— Start DATA LISTING —

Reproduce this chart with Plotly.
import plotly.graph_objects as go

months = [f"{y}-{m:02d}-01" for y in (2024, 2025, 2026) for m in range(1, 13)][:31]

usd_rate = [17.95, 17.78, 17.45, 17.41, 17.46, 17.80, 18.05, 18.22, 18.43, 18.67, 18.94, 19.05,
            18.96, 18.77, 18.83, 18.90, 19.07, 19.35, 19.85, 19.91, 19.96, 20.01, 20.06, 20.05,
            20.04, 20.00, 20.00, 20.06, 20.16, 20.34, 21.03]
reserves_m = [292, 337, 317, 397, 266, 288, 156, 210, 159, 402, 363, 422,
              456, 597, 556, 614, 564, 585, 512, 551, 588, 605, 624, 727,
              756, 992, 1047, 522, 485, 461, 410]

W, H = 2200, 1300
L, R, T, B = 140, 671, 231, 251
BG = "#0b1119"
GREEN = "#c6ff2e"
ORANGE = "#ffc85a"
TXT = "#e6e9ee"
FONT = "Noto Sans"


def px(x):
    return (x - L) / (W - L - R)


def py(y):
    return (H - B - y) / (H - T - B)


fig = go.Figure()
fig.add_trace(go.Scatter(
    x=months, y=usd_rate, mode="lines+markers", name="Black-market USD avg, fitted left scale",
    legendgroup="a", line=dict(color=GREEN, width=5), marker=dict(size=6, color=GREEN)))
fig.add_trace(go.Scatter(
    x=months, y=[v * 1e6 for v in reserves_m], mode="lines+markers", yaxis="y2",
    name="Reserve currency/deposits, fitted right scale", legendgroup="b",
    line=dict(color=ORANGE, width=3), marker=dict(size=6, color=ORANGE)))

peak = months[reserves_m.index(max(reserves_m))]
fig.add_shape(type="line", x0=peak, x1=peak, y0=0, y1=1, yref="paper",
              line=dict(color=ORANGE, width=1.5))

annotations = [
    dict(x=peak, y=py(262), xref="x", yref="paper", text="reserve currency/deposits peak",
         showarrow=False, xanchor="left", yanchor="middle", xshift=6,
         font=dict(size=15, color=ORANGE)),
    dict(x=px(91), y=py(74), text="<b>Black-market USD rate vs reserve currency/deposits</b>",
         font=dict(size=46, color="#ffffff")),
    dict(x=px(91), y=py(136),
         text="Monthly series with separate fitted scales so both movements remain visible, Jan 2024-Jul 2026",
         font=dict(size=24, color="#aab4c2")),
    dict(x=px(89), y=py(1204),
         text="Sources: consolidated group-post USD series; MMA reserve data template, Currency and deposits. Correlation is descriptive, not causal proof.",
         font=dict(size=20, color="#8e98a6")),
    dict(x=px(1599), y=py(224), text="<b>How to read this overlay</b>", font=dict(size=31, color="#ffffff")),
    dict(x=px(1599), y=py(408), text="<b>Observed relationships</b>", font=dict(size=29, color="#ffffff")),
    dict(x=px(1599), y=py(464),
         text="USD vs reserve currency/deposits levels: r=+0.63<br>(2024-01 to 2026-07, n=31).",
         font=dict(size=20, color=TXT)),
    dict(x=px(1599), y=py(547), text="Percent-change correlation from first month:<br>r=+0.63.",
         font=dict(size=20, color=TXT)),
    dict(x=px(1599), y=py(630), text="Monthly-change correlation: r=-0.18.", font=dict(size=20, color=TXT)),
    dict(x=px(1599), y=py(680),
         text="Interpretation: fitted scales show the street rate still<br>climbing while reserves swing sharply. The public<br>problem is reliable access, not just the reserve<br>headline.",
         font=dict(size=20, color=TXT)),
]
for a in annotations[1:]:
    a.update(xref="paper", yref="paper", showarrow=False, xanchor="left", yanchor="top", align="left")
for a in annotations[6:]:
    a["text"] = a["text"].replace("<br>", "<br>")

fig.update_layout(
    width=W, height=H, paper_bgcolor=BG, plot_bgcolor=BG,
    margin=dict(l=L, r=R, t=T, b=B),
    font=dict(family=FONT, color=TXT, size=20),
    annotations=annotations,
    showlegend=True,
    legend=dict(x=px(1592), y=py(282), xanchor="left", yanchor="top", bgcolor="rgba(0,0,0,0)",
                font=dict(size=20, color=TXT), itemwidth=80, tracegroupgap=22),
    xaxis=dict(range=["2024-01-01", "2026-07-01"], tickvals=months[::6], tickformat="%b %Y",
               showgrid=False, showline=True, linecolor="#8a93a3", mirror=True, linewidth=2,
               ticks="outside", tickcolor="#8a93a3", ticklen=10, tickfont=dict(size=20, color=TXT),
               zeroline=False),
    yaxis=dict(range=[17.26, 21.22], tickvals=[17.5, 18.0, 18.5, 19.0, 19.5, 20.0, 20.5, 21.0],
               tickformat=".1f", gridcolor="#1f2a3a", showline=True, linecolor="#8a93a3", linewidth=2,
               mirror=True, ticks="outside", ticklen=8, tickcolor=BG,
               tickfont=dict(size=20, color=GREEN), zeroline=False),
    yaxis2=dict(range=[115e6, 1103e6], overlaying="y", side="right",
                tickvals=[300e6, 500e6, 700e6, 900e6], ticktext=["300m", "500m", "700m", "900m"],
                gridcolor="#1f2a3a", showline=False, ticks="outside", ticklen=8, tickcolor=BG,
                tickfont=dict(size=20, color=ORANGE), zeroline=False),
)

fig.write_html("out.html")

— End DATA LISTING —
— Start DATA LISTING —

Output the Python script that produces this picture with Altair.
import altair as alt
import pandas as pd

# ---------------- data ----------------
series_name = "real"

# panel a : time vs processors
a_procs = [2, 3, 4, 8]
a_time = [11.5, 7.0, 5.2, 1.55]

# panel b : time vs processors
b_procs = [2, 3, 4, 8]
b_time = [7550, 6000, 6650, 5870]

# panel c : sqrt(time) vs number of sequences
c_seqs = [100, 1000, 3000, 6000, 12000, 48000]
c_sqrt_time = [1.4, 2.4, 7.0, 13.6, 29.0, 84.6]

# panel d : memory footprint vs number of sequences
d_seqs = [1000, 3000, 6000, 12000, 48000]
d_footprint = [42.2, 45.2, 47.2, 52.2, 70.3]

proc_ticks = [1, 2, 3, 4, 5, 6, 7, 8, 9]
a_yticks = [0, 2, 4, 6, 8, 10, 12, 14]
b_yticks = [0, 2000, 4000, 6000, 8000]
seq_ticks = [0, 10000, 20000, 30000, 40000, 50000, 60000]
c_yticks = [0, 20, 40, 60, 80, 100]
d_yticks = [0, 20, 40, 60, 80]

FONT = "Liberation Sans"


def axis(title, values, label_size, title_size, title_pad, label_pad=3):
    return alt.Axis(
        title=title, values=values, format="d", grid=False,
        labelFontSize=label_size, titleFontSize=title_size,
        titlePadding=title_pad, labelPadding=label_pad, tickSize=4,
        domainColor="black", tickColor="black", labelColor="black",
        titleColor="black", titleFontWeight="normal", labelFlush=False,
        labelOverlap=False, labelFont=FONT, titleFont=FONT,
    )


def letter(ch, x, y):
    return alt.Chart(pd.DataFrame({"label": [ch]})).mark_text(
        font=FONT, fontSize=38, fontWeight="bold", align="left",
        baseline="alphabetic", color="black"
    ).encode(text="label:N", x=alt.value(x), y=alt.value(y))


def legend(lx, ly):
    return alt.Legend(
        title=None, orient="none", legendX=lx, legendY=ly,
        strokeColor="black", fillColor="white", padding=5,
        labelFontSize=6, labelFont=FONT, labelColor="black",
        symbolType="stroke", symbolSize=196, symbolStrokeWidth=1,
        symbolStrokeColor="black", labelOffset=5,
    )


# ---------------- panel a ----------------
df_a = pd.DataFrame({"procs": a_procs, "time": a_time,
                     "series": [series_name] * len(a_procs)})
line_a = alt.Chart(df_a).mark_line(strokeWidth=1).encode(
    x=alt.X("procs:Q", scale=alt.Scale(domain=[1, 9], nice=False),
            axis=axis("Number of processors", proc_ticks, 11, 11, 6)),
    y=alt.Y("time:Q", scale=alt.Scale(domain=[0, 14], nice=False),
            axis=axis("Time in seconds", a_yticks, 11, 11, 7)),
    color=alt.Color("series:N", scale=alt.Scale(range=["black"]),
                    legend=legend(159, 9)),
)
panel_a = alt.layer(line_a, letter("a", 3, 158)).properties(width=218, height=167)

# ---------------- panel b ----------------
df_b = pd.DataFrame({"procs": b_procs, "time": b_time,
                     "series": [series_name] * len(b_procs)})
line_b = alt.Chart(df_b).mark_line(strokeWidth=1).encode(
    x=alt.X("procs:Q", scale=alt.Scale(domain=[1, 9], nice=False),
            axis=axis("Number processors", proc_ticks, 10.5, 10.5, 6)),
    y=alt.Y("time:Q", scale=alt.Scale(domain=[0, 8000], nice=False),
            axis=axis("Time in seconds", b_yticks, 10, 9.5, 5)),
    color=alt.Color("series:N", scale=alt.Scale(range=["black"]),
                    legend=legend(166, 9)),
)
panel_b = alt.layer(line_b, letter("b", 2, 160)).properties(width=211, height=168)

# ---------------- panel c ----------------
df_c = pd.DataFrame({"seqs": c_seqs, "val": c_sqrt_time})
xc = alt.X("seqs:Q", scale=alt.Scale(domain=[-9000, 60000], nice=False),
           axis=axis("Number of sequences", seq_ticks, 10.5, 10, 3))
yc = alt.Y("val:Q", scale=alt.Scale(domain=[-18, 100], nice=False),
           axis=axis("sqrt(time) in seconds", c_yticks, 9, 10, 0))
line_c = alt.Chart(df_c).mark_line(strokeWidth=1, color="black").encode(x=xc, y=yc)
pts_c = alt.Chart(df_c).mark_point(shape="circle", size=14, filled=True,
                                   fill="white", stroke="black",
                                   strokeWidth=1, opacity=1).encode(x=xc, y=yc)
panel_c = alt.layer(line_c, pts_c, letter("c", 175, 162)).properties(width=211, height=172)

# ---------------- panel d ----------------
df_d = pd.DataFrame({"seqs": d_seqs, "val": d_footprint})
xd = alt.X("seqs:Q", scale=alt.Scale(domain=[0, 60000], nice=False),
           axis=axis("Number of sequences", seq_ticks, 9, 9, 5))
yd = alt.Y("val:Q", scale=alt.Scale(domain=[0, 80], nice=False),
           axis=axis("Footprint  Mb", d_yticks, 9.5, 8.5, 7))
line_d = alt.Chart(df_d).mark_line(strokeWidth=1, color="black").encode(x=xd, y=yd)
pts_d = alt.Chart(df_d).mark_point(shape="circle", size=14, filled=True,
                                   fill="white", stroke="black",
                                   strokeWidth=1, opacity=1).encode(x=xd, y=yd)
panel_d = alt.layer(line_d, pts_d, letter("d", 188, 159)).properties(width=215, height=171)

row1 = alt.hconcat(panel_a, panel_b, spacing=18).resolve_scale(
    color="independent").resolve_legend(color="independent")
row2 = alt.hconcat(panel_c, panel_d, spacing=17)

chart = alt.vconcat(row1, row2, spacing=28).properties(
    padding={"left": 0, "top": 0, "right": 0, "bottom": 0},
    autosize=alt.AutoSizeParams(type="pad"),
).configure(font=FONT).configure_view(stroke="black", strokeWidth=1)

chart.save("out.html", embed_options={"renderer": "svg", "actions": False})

— End DATA LISTING —

EXERCISE DESCRIPTION :: Write out again only the lines from the line containing "Reproduce this chart with Plotly." through the line containing "in range(1, 13)][:31]", both included, exactly as they are.

RESPONSE ::
Reproduce this chart with Plotly.
import plotly.graph_objects as go

months = [f"{y}-{m:02d}-01" for y in (2024, 2025, 2026) for m in range(1, 13)][:31]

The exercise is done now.